4. Check timestamp freshness: Verify that the timestamp from x-api-timestamp is recent (e.g., within the last few minutes). If it’s too old or far in the future, you may reject the request as a replay attempt.

5. Process the webhook if valid: Only if the signature is valid and the timestamp is acceptable should you proceed to process the webhook (e.g., update your database or trigger other actions).
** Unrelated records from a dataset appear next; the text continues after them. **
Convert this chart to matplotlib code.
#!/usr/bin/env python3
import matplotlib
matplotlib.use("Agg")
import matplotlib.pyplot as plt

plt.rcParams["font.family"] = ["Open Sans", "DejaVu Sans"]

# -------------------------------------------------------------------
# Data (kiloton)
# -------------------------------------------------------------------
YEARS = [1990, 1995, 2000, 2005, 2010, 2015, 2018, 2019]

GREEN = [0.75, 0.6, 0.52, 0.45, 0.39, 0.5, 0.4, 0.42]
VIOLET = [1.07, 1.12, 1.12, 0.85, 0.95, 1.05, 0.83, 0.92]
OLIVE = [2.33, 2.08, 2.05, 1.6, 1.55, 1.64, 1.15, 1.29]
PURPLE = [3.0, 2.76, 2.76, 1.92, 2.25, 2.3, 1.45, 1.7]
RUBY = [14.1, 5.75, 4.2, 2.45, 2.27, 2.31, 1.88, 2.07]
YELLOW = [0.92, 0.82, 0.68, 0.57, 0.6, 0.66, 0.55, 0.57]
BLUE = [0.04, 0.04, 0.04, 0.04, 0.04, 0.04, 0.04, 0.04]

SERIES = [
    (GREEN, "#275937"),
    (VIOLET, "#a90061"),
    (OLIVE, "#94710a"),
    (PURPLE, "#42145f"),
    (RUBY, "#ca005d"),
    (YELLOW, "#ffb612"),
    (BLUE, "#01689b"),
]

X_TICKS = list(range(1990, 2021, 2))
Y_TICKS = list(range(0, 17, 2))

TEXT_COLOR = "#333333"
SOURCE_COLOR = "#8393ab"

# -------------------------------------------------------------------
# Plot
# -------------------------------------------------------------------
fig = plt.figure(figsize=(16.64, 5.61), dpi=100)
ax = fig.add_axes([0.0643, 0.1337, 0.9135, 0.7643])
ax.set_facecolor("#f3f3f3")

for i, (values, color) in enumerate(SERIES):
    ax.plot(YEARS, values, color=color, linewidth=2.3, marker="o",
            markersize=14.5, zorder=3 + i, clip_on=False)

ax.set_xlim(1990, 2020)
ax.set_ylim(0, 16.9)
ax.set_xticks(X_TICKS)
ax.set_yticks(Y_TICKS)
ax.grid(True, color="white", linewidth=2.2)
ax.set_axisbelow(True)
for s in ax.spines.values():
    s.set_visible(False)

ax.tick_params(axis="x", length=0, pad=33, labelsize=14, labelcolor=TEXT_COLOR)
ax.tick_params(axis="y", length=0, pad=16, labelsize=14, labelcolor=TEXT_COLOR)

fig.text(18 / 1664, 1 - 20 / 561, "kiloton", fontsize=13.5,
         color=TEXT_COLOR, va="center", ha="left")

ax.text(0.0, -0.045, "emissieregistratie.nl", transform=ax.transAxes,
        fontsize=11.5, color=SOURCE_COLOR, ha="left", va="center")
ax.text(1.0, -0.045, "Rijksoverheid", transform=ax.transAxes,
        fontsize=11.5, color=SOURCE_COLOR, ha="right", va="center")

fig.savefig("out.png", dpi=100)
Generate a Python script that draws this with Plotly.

If verification fails, you should reject the request (e.g., respond with 4xx status) or ignore it.

Below is an example implementation in TypeScript for validating the signature of a request:

import * as crypto from "crypto";

const isValidSignature = (
  body: string,       // raw JSON string of the request body
  timestamp: string,  // timestamp string from X-Api-Timestamp header
  signature: string,  // hex string from X-Api-Signature header
  secret: string      // your webhook secret
): boolean => {
  const expectedSignature = generateSignature(body, timestamp, secret);
  // Use timing-safe comparison to avoid timing attack vulnerability
  const sigBuffer = Buffer.from(signature, "hex");
  const expectedSigBuffer = Buffer.from(expectedSignature, "hex");
  return (
    sigBuffer.length === expectedSigBuffer.length &&
    crypto.timingSafeEqual(sigBuffer, expectedSigBuffer)
  );
};

// Example usage in an Express.js route handler
app.post("/my-webhook-endpoint", express.raw({ type: "application/json" }), (req, res) => {
  const signature = req.header("x-api-signature");
  const timestamp = req.header("x-api-timestamp");
  const rawBody = req.body.toString(); // assuming body is kept as raw Buffer

  if (!signature || !timestamp || !isValidSignature(rawBody, timestamp, signature, WEBHOOK_SECRET)) {
    console.error("Invalid webhook signature – request possibly forged!");
    return res.sendStatus(400); // reject if signature doesn't match
  }

  // Optionally, also check the timestamp here for staleness
  const now = Date.now();
  const reqTime = Number(timestamp);
  if (isNaN(reqTime) || Math.abs(now - reqTime*1000) > 5 * 60 * 1000) {  // example: 5 minute tolerance
    console.error("Webhook timestamp outside of tolerance – possible replay attack!");
    return res.sendStatus(400);
  }

  // Signature is valid and timestamp is recent – process the webhook
  const event = JSON.parse(rawBody);
  handleWebhookEvent(event);
  res.sendStatus(200);
});

In the above example, generateSignature is the function defined in the previous section. We compare the signatures using crypto.timingSafeEqual which helps prevent timing attacks by making sure the comparison takes the same amount of time regardless of how much of the string matches. We also ensure the buffers are of equal length before comparing (as a safety check).